→ **What to do**: Quote the whole listing word for word. Do not include the pictures.
--- Start of Provided data ---
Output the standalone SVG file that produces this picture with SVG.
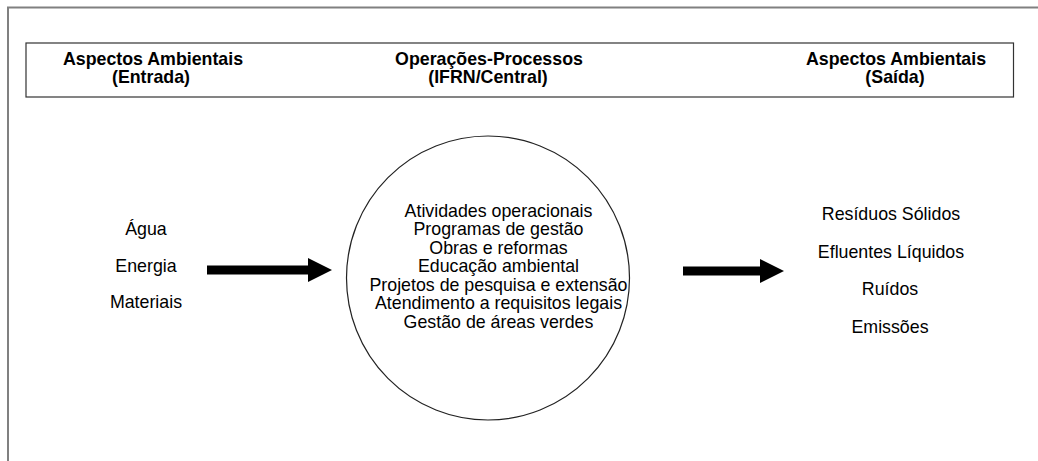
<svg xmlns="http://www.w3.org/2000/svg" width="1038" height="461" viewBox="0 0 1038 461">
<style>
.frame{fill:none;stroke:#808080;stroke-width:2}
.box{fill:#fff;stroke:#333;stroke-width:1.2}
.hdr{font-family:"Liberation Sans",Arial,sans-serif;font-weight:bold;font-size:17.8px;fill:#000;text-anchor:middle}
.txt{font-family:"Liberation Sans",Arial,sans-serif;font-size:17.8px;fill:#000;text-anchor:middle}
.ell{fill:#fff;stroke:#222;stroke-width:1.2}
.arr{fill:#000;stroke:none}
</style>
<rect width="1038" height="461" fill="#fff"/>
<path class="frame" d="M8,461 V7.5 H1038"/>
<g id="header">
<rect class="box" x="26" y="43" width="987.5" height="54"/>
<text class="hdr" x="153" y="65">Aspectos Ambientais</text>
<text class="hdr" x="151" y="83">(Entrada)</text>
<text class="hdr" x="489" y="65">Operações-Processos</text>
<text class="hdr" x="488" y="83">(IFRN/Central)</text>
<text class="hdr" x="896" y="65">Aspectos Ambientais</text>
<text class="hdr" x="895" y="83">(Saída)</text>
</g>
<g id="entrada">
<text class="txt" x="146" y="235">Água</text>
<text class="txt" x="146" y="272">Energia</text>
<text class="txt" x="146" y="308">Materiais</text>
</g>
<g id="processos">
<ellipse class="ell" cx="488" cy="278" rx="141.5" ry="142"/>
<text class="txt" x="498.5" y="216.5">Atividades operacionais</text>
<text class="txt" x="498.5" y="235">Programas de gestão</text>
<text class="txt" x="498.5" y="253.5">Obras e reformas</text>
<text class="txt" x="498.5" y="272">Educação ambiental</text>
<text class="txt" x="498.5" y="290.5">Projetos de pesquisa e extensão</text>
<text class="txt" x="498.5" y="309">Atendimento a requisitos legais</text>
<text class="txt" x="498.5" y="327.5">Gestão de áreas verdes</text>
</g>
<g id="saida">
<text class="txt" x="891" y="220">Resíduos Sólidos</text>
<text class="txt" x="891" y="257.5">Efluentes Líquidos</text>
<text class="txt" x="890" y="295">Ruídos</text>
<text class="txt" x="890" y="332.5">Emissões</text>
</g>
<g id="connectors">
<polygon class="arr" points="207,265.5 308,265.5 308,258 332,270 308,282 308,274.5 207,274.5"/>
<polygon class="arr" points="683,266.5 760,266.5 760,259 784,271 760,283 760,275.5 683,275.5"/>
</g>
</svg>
--- End of Provided data ---
→ **Response**:
Output the standalone SVG file that produces this picture with SVG.
<svg xmlns="http://www.w3.org/2000/svg" width="1038" height="461" viewBox="0 0 1038 461">
<style>
.frame{fill:none;stroke:#808080;stroke-width:2}
.box{fill:#fff;stroke:#333;stroke-width:1.2}
.hdr{font-family:"Liberation Sans",Arial,sans-serif;font-weight:bold;font-size:17.8px;fill:#000;text-anchor:middle}
.txt{font-family:"Liberation Sans",Arial,sans-serif;font-size:17.8px;fill:#000;text-anchor:middle}
.ell{fill:#fff;stroke:#222;stroke-width:1.2}
.arr{fill:#000;stroke:none}
</style>
<rect width="1038" height="461" fill="#fff"/>
<path class="frame" d="M8,461 V7.5 H1038"/>
<g id="header">
<rect class="box" x="26" y="43" width="987.5" height="54"/>
<text class="hdr" x="153" y="65">Aspectos Ambientais</text>
<text class="hdr" x="151" y="83">(Entrada)</text>
<text class="hdr" x="489" y="65">Operações-Processos</text>
<text class="hdr" x="488" y="83">(IFRN/Central)</text>
<text class="hdr" x="896" y="65">Aspectos Ambientais</text>
<text class="hdr" x="895" y="83">(Saída)</text>
</g>
<g id="entrada">
<text class="txt" x="146" y="235">Água</text>
<text class="txt" x="146" y="272">Energia</text>
<text class="txt" x="146" y="308">Materiais</text>
</g>
<g id="processos">
<ellipse class="ell" cx="488" cy="278" rx="141.5" ry="142"/>
<text class="txt" x="498.5" y="216.5">Atividades operacionais</text>
<text class="txt" x="498.5" y="235">Programas de gestão</text>
<text class="txt" x="498.5" y="253.5">Obras e reformas</text>
<text class="txt" x="498.5" y="272">Educação ambiental</text>
<text class="txt" x="498.5" y="290.5">Projetos de pesquisa e extensão</text>
<text class="txt" x="498.5" y="309">Atendimento a requisitos legais</text>
<text class="txt" x="498.5" y="327.5">Gestão de áreas verdes</text>
</g>
<g id="saida">
<text class="txt" x="891" y="220">Resíduos Sólidos</text>
<text class="txt" x="891" y="257.5">Efluentes Líquidos</text>
<text class="txt" x="890" y="295">Ruídos</text>
<text class="txt" x="890" y="332.5">Emissões</text>
</g>
<g id="connectors">
<polygon class="arr" points="207,265.5 308,265.5 308,258 332,270 308,282 308,274.5 207,274.5"/>
<polygon class="arr" points="683,266.5 760,266.5 760,259 784,271 760,283 760,275.5 683,275.5"/>
</g>
</svg>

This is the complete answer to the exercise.